··· Items

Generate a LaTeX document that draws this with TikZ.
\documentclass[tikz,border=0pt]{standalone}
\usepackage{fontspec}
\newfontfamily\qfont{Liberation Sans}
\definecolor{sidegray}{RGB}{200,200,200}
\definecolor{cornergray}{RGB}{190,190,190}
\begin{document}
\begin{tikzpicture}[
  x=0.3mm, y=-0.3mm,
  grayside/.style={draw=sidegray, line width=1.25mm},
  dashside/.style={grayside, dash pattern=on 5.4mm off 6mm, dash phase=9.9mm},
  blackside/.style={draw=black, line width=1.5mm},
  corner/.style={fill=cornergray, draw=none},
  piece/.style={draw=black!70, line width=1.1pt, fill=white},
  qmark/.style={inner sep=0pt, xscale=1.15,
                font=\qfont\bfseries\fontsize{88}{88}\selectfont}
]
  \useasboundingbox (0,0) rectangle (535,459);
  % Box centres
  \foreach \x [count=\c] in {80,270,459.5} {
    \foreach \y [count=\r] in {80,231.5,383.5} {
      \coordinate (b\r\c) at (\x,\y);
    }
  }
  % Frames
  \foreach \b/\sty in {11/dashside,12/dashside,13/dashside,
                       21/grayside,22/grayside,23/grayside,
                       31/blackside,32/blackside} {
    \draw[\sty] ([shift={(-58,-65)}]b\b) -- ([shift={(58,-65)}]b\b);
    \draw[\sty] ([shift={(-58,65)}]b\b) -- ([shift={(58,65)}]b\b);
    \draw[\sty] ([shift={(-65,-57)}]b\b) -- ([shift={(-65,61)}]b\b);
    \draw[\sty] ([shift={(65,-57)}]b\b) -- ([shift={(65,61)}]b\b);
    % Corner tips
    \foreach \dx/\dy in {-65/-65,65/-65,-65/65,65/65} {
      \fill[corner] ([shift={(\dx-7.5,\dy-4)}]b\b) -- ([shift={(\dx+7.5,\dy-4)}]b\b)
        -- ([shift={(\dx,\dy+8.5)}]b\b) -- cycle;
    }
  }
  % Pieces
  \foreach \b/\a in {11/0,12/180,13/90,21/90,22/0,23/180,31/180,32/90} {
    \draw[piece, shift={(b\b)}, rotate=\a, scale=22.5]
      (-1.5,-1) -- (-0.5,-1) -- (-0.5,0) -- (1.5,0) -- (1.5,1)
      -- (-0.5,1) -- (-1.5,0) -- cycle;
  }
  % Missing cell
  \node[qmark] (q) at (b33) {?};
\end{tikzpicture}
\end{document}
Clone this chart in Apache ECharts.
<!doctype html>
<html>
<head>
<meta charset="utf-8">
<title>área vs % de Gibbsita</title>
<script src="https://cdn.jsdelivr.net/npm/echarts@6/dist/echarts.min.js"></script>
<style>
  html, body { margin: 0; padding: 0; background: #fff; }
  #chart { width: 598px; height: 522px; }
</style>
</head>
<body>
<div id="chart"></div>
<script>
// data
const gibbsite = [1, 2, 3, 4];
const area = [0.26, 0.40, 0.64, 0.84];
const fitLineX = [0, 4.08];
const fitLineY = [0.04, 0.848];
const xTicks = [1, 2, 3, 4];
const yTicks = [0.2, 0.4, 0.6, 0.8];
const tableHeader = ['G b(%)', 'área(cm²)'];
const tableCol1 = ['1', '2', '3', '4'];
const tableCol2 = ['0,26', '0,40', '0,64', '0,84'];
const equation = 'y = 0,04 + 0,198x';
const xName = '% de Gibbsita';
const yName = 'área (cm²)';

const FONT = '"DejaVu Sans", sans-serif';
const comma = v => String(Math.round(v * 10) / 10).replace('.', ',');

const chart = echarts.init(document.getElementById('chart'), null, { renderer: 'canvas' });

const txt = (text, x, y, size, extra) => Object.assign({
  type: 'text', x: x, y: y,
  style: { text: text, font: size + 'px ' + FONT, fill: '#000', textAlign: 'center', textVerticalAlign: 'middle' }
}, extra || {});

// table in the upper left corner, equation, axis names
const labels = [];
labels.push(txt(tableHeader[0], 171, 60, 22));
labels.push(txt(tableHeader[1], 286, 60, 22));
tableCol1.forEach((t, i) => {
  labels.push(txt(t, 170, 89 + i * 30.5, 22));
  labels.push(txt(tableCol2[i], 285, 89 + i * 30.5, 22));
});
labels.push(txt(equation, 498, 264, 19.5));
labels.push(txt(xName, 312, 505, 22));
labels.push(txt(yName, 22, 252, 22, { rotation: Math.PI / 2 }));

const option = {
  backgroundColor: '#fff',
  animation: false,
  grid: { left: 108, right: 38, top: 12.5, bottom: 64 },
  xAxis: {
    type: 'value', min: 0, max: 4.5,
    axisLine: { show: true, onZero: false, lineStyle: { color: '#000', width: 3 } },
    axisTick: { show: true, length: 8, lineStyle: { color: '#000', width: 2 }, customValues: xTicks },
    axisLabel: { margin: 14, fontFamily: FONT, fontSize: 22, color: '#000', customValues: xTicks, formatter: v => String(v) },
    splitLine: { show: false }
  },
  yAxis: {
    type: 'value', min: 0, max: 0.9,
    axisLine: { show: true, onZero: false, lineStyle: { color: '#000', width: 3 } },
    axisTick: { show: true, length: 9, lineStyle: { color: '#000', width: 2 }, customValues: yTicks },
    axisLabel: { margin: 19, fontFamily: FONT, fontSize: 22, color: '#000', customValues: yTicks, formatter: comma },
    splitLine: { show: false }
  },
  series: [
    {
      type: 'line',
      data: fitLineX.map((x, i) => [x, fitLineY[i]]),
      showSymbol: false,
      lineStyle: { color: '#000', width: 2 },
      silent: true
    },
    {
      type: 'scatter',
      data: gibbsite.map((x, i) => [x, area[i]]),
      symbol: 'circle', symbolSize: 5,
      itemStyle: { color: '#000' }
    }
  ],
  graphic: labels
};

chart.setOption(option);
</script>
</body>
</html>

······

--- What this task involves ---
Repeat all the entries exactly as given.

--- Exercise solution ---
Generate a LaTeX document that draws this with TikZ.
\documentclass[tikz,border=0pt]{standalone}
\usepackage{fontspec}
\newfontfamily\qfont{Liberation Sans}
\definecolor{sidegray}{RGB}{200,200,200}
\definecolor{cornergray}{RGB}{190,190,190}
\begin{document}
\begin{tikzpicture}[
  x=0.3mm, y=-0.3mm,
  grayside/.style={draw=sidegray, line width=1.25mm},
  dashside/.style={grayside, dash pattern=on 5.4mm off 6mm, dash phase=9.9mm},
  blackside/.style={draw=black, line width=1.5mm},
  corner/.style={fill=cornergray, draw=none},
  piece/.style={draw=black!70, line width=1.1pt, fill=white},
  qmark/.style={inner sep=0pt, xscale=1.15,
                font=\qfont\bfseries\fontsize{88}{88}\selectfont}
]
  \useasboundingbox (0,0) rectangle (535,459);
  % Box centres
  \foreach \x [count=\c] in {80,270,459.5} {
    \foreach \y [count=\r] in {80,231.5,383.5} {
      \coordinate (b\r\c) at (\x,\y);
    }
  }
  % Frames
  \foreach \b/\sty in {11/dashside,12/dashside,13/dashside,
                       21/grayside,22/grayside,23/grayside,
                       31/blackside,32/blackside} {
    \draw[\sty] ([shift={(-58,-65)}]b\b) -- ([shift={(58,-65)}]b\b);
    \draw[\sty] ([shift={(-58,65)}]b\b) -- ([shift={(58,65)}]b\b);
    \draw[\sty] ([shift={(-65,-57)}]b\b) -- ([shift={(-65,61)}]b\b);
    \draw[\sty] ([shift={(65,-57)}]b\b) -- ([shift={(65,61)}]b\b);
    % Corner tips
    \foreach \dx/\dy in {-65/-65,65/-65,-65/65,65/65} {
      \fill[corner] ([shift={(\dx-7.5,\dy-4)}]b\b) -- ([shift={(\dx+7.5,\dy-4)}]b\b)
        -- ([shift={(\dx,\dy+8.5)}]b\b) -- cycle;
    }
  }
  % Pieces
  \foreach \b/\a in {11/0,12/180,13/90,21/90,22/0,23/180,31/180,32/90} {
    \draw[piece, shift={(b\b)}, rotate=\a, scale=22.5]
      (-1.5,-1) -- (-0.5,-1) -- (-0.5,0) -- (1.5,0) -- (1.5,1)
      -- (-0.5,1) -- (-1.5,0) -- cycle;
  }
  % Missing cell
  \node[qmark] (q) at (b33) {?};
\end{tikzpicture}
\end{document}
Clone this chart in Apache ECharts.
<!doctype html>
<html>
<head>
<meta charset="utf-8">
<title>área vs % de Gibbsita</title>
<script src="https://cdn.jsdelivr.net/npm/echarts@6/dist/echarts.min.js"></script>
<style>
  html, body { margin: 0; padding: 0; background: #fff; }
  #chart { width: 598px; height: 522px; }
</style>
</head>
<body>
<div id="chart"></div>
<script>
// data
const gibbsite = [1, 2, 3, 4];
const area = [0.26, 0.40, 0.64, 0.84];
const fitLineX = [0, 4.08];
const fitLineY = [0.04, 0.848];
const xTicks = [1, 2, 3, 4];
const yTicks = [0.2, 0.4, 0.6, 0.8];
const tableHeader = ['G b(%)', 'área(cm²)'];
const tableCol1 = ['1', '2', '3', '4'];
const tableCol2 = ['0,26', '0,40', '0,64', '0,84'];
const equation = 'y = 0,04 + 0,198x';
const xName = '% de Gibbsita';
const yName = 'área (cm²)';

const FONT = '"DejaVu Sans", sans-serif';
const comma = v => String(Math.round(v * 10) / 10).replace('.', ',');

const chart = echarts.init(document.getElementById('chart'), null, { renderer: 'canvas' });

const txt = (text, x, y, size, extra) => Object.assign({
  type: 'text', x: x, y: y,
  style: { text: text, font: size + 'px ' + FONT, fill: '#000', textAlign: 'center', textVerticalAlign: 'middle' }
}, extra || {});

// table in the upper left corner, equation, axis names
const labels = [];
labels.push(txt(tableHeader[0], 171, 60, 22));
labels.push(txt(tableHeader[1], 286, 60, 22));
tableCol1.forEach((t, i) => {
  labels.push(txt(t, 170, 89 + i * 30.5, 22));
  labels.push(txt(tableCol2[i], 285, 89 + i * 30.5, 22));
});
labels.push(txt(equation, 498, 264, 19.5));
labels.push(txt(xName, 312, 505, 22));
labels.push(txt(yName, 22, 252, 22, { rotation: Math.PI / 2 }));

const option = {
  backgroundColor: '#fff',
  animation: false,
  grid: { left: 108, right: 38, top: 12.5, bottom: 64 },
  xAxis: {
    type: 'value', min: 0, max: 4.5,
    axisLine: { show: true, onZero: false, lineStyle: { color: '#000', width: 3 } },
    axisTick: { show: true, length: 8, lineStyle: { color: '#000', width: 2 }, customValues: xTicks },
    axisLabel: { margin: 14, fontFamily: FONT, fontSize: 22, color: '#000', customValues: xTicks, formatter: v => String(v) },
    splitLine: { show: false }
  },
  yAxis: {
    type: 'value', min: 0, max: 0.9,
    axisLine: { show: true, onZero: false, lineStyle: { color: '#000', width: 3 } },
    axisTick: { show: true, length: 9, lineStyle: { color: '#000', width: 2 }, customValues: yTicks },
    axisLabel: { margin: 19, fontFamily: FONT, fontSize: 22, color: '#000', customValues: yTicks, formatter: comma },
    splitLine: { show: false }
  },
  series: [
    {
      type: 'line',
      data: fitLineX.map((x, i) => [x, fitLineY[i]]),
      showSymbol: false,
      lineStyle: { color: '#000', width: 2 },
      silent: true
    },
    {
      type: 'scatter',
      data: gibbsite.map((x, i) => [x, area[i]]),
      symbol: 'circle', symbolSize: 5,
      itemStyle: { color: '#000' }
    }
  ],
  graphic: labels
};

chart.setOption(option);
</script>
</body>
</html>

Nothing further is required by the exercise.